I defy anyone to find a better way of eating these flowers. A shell of light, crisp batter protects a delicately perfumed flower petal, leading to an explosion of freshness from the light cheese and herbs inside. So when these big blossoms started sprouting in huge numbers in my garden, it was time to fry.
If for some reason you’re trying to watch your deep fried food consumption, then slicing them raw into salads, oven baking or even shallow frying will produce great tasting and probably healthier results. It also saves the hassle of trying to remove the pistil or stamen without tearing the petals so that your flowers do not leak water into the oil causing a volcanic bubbling of oil. I found the best way to remove these was to pick the flower in the morning when it was still open and cleaning then, before filling later.

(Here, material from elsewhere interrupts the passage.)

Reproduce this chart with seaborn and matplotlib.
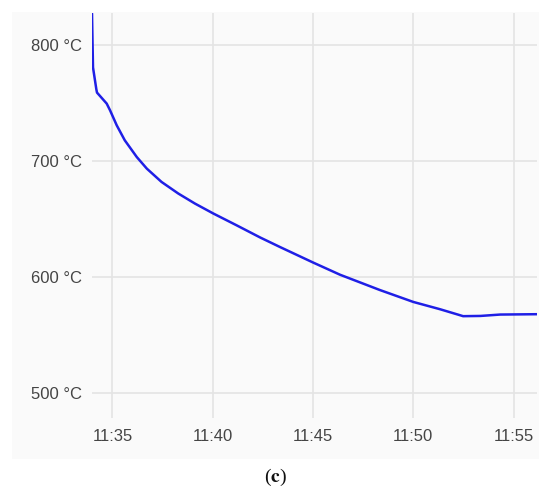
import numpy as np
import pandas as pd
import matplotlib
matplotlib.use("Agg")
import matplotlib.pyplot as plt
import matplotlib.dates as mdates
from matplotlib.patches import Rectangle
import seaborn as sns

# ---- data ----
times = ["11:33:59", "11:34:02", "11:34:12", "11:34:14", "11:34:43", "11:34:53",
         "11:35:13", "11:35:37", "11:36:13", "11:36:43", "11:37:27", "11:38:17",
         "11:39:07", "11:40:02", "11:41:11", "11:42:22", "11:43:21", "11:45:00",
         "11:46:21", "11:48:20", "11:50:00", "11:51:20", "11:52:20", "11:52:29",
         "11:53:21", "11:54:20", "11:56:10"]
temps = [827.6, 781.0, 762.0, 759.2, 749.7, 743.9,
         730.9, 718.0, 703.5, 693.5, 682.0, 672.0,
         663.3, 654.7, 644.6, 634.0, 625.8, 612.4,
         601.8, 588.6, 578.3, 572.0, 566.8, 566.0,
         566.2, 567.4, 567.7]
y_ticks = [500, 600, 700, 800]
x_ticks = ["11:35", "11:40", "11:45", "11:50", "11:55"]
caption = "c"

df = pd.DataFrame({"time": pd.to_datetime(["2020-01-01 " + t for t in times]),
                   "temp": temps})

sns.set_theme(style="white")
plt.rcParams['font.family'] = ['Liberation Sans', 'DejaVu Sans']
plt.rcParams['mathtext.fontset'] = 'stix'

W, H = 550, 493
fig = plt.figure(figsize=(W / 100, H / 100), dpi=100)
fig.patch.set_facecolor("white")

# light panel behind the chart
panel = Rectangle((12 / W, 1 - 459 / H), (539 - 12) / W, (459 - 12) / H,
                  transform=fig.transFigure, facecolor="#fafafa",
                  edgecolor="none", zorder=-10)
fig.patches.append(panel)

ax = fig.add_axes([92 / W, 1 - 418 / H, (537 - 92) / W, (418 - 13) / H])
ax.set_zorder(5)
ax.patch.set_alpha(0)

sns.lineplot(data=df, x="time", y="temp", ax=ax, color="#1f1fe6", linewidth=1.8)

t0 = pd.Timestamp("2020-01-01 11:33:59")
t1 = pd.Timestamp("2020-01-01 11:56:10")
ax.set_xlim(t0, t1)
ax.set_ylim(478, 828)

ax.set_xticks(pd.to_datetime(["2020-01-01 " + t for t in x_ticks]))
ax.xaxis.set_major_formatter(mdates.DateFormatter("%H:%M"))
ax.set_yticks(y_ticks)
ax.set_yticklabels([f"{v} °C" for v in y_ticks])

ax.grid(True, color="#e4e4e4", linewidth=1.2)
ax.set_axisbelow(True)
for s in ax.spines.values():
    s.set_visible(False)
ax.tick_params(axis="both", length=0, labelsize=12, colors="#444444")
ax.tick_params(axis="y", pad=7)
ax.tick_params(axis="x", pad=8)
ax.set_xlabel("")
ax.set_ylabel("")

fig.text(275 / W, 1 - 477 / H, r"($\mathbf{" + caption + r"}$)", ha="center", va="center",
         fontsize=14, family="Liberation Serif", color="#111111")

fig.savefig("out.png", dpi=100, facecolor="white")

Some great combinations to go inside your flowers:
- Seasoned ricotta and basil (+ finely diced salami if feeling indulgent) – my favourite.
- Mozzarella and speck
- Mozzarella and anchovies
The petals will have a natural twist when closed so they should be easy to reseal when you have spooned a teaspoon or so of your preferred filling into the flower.

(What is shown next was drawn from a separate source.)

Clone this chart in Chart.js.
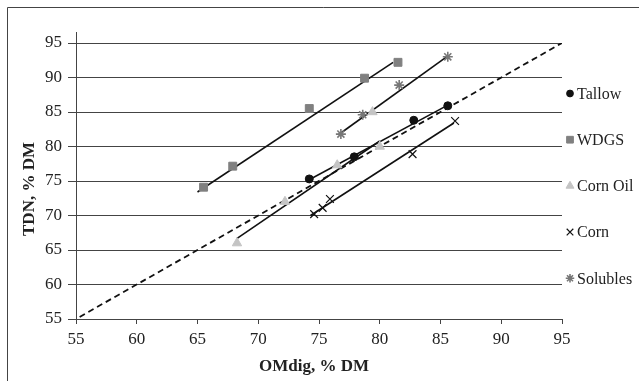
<!DOCTYPE html>
<html>
<head>
<meta charset="utf-8">
<script src="https://cdn.jsdelivr.net/npm/chart.js@4.4.1/dist/chart.umd.min.js"></script>
<style>
  html, body { margin: 0; padding: 0; background: #fff; overflow: hidden; }
  #wrap { width: 639px; height: 381px; position: relative; }
</style>
</head>
<body>
<div id="wrap"><canvas id="chart" width="639" height="381"></canvas></div>
<script>
// values (OMdig on x, TDN on y, both % DM)
const tallowX = [74.2, 77.9, 82.8, 85.6];
const tallowY = [75.3, 78.5, 83.8, 85.9];
const wdgsX = [65.5, 67.9, 74.2, 78.75, 81.5];
const wdgsY = [74.1, 77.15, 85.5, 89.9, 92.2];
const cornOilX = [68.25, 72.2, 76.5, 80.0, 79.4];
const cornOilY = [66.0, 72.0, 77.3, 80.0, 85.0];
const cornX = [74.6, 75.3, 75.9, 82.7, 86.2];
const cornY = [70.2, 71.1, 72.4, 78.9, 83.7];
const solublesX = [76.8, 78.6, 81.6, 85.6];
const solublesY = [81.8, 84.6, 88.9, 93.0];

// fitted lines, start and end points
const tallowFitX = [74.0, 85.6];
const tallowFitY = [75.0, 86.0];
const wdgsFitX = [65.0, 81.1];
const wdgsFitY = [73.4, 92.2];
const cornOilFitX = [68.2, 80.0];
const cornOilFitY = [66.6, 80.8];
const cornFitX = [74.3, 86.1];
const cornFitY = [70.0, 83.4];
const solublesFitX = [76.6, 85.5];
const solublesFitY = [81.7, 93.0];
const unityX = [55.3, 95];
const unityY = [55.3, 95];

const axisTicks = [55, 60, 65, 70, 75, 80, 85, 90, 95];

const FONT = "'Liberation Serif', 'DejaVu Serif', serif";

const pts = (xs, ys) => xs.map((x, i) => ({ x: x, y: ys[i] }));

const series = [
    { label: 'Tallow', x: tallowX, y: tallowY, style: 'circle', r: 4, fill: '#111', stroke: '#111', bw: 1 },
    { label: 'WDGS', x: wdgsX, y: wdgsY, style: 'rect', r: 5.6, fill: '#808080', stroke: '#808080', bw: 1 },
    { label: 'Corn Oil', x: cornOilX, y: cornOilY, style: 'triangle', r: 5.4, fill: '#c4c4c4', stroke: '#c4c4c4', bw: 1 },
    { label: 'Corn', x: cornX, y: cornY, style: 'crossRot', r: 5.5, fill: '#111', stroke: '#111', bw: 1.2 },
    { label: 'Solubles', x: solublesX, y: solublesY, style: 'star', r: 5, fill: '#777', stroke: '#777', bw: 1.6 }
];

const fits = [
    [tallowFitX, tallowFitY],
    [wdgsFitX, wdgsFitY],
    [cornOilFitX, cornOilFitY],
    [cornFitX, cornFitY],
    [solublesFitX, solublesFitY]
];

const datasets = [];
series.forEach(s => {
    datasets.push({
        label: s.label,
        data: pts(s.x, s.y),
        showLine: false,
        pointStyle: s.style,
        pointRadius: s.r,
        pointBackgroundColor: s.fill,
        pointBorderColor: s.stroke,
        pointBorderWidth: s.bw,
        order: 0
    });
});
fits.forEach(f => {
    datasets.push({
        data: pts(f[0], f[1]),
        showLine: true,
        borderColor: '#111',
        borderWidth: 1.6,
        pointRadius: 0,
        order: 1
    });
});
datasets.push({
    data: pts(unityX, unityY),
    showLine: true,
    borderColor: '#111',
    borderWidth: 1.8,
    borderDash: [6, 4],
    pointRadius: 0,
    order: 2
});

function drawMarker(ctx, s, x, y) {
    const opts = {
        pointStyle: s.style, radius: s.r * 0.85, rotation: 0,
        borderWidth: s.bw, backgroundColor: s.fill, borderColor: s.stroke
    };
    ctx.save();
    ctx.fillStyle = s.fill;
    ctx.strokeStyle = s.stroke;
    ctx.lineWidth = s.bw;
    Chart.helpers.drawPoint(ctx, opts, x, y);
    ctx.restore();
}

const decor = {
    id: 'decor',
    afterDraw(chart) {
        const ctx = chart.ctx;
        const a = chart.chartArea;
        ctx.save();
        // outer frame (runs off the right and bottom edges)
        ctx.strokeStyle = '#444';
        ctx.lineWidth = 1;
        ctx.beginPath();
        ctx.moveTo(7.5, 381);
        ctx.lineTo(7.5, 7.5);
        ctx.lineTo(639, 7.5);
        ctx.stroke();
        // y axis runs a bit above the top gridline
        ctx.beginPath();
        ctx.moveTo(a.left + 0.5, a.top - 11);
        ctx.lineTo(a.left + 0.5, a.top);
        ctx.stroke();

        // axis titles
        ctx.fillStyle = '#222';
        ctx.font = "bold 17px " + FONT;
        ctx.textAlign = 'center';
        ctx.textBaseline = 'middle';
        ctx.fillText('OMdig, % DM', 314, 367);
        ctx.save();
        ctx.translate(30, 189);
        ctx.rotate(-Math.PI / 2);
        ctx.fillText('TDN, % DM', 0, 0);
        ctx.restore();

        // legend
        ctx.font = "16px " + FONT;
        ctx.textAlign = 'left';
        series.forEach((s, i) => {
            const y = 93.5 + i * 46.2;
            drawMarker(ctx, s, a.right + 8, y);
            ctx.fillStyle = '#222';
            ctx.fillText(s.label, a.right + 15, y + 1);
        });
        ctx.restore();
    }
};

new Chart(document.getElementById('chart'), {
    type: 'scatter',
    data: { datasets: datasets },
    options: {
        responsive: false,
        animation: false,
        devicePixelRatio: 1,
        layout: { padding: { top: 43, right: 77, left: 0, bottom: 0 } },
        plugins: { legend: { display: false }, tooltip: { enabled: false } },
        scales: {
            x: {
                type: 'linear',
                min: 55, max: 95,
                afterBuildTicks: scale => { scale.ticks = axisTicks.map(v => ({ value: v })); },
                afterFit: scale => { scale.height = 62; },
                grid: { drawOnChartArea: false, drawTicks: true, tickLength: 5, color: '#444' },
                border: { display: true, color: '#444', width: 1 },
                ticks: { color: '#222', padding: 5, maxRotation: 0, font: { family: FONT, size: 17 } }
            },
            y: {
                type: 'linear',
                min: 55, max: 95,
                afterBuildTicks: scale => { scale.ticks = axisTicks.map(v => ({ value: v })); },
                afterFit: scale => { scale.width = 76; },
                grid: { drawTicks: true, tickLength: 8, color: '#444', lineWidth: 1 },
                border: { display: true, color: '#444', width: 1 },
                ticks: { color: '#222', padding: 6, font: { family: FONT, size: 17 } }
            }
        }
    },
    plugins: [decor]
});
</script>
</body>
</html>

Recipe for the batter from Jacob Kenedy’s cookbook ‘Bocca’ which has a whole chapter devoted to fritti if you should need further reason to invest.
100g plain flour
20ml extra virgin olive oil
10g dried yeast
250ml tepid water
Combine the flours, olive oil and yeast in a bowl. Stir in a little water and combine to form a thick paste without lumps. Add the remaining water until you arrive at a nice single cream texture.
Leave to rise covered for one hour or up to 5 hours at room temperature.
Heat a saucepan with 4cm of your preferred frying oil to 190C.
Sort your workstation out around your hob. A plate lined with plenty of kitchen towel on one side, the batter on the other with the stuffed flowers.
Hold the flowers by the stem and twist in the batter to keep shape and seal any holes. Hold the flower above the batter for around 10 seconds allowing most of it to drip off – this is Kenedy’s trick for a lighter batter.
Then carefully place the flower into the heated oil, dipping the head in first to seal the head and then releasing it away from you – do not drop from a height!
Fry for 1-2 minutes, turning once when the underside is taking on a golden hue.
Remove carefully using tongs, allowing as much oil to drip off as possible before draining on the kitchen towel. Try and do in batches but do not overcrowd the pan, you have about 3 minutes until they are perfect temperature to eat, and 7 minutes until the batter becomes soggy!
I’ve never tried stuffing courgette flowers – quite hard to come by in UK unless you grow your own. These sound wonderful.
Tell me about it! Too much of a cost/faff to transport etc for big suppliers to sell them I reckon. If you have a friendly local deli/grocer who buys from a wholesale market it’s worth asking them if they can get hold of some for you. Hope you manage to get hold of some – peak time now.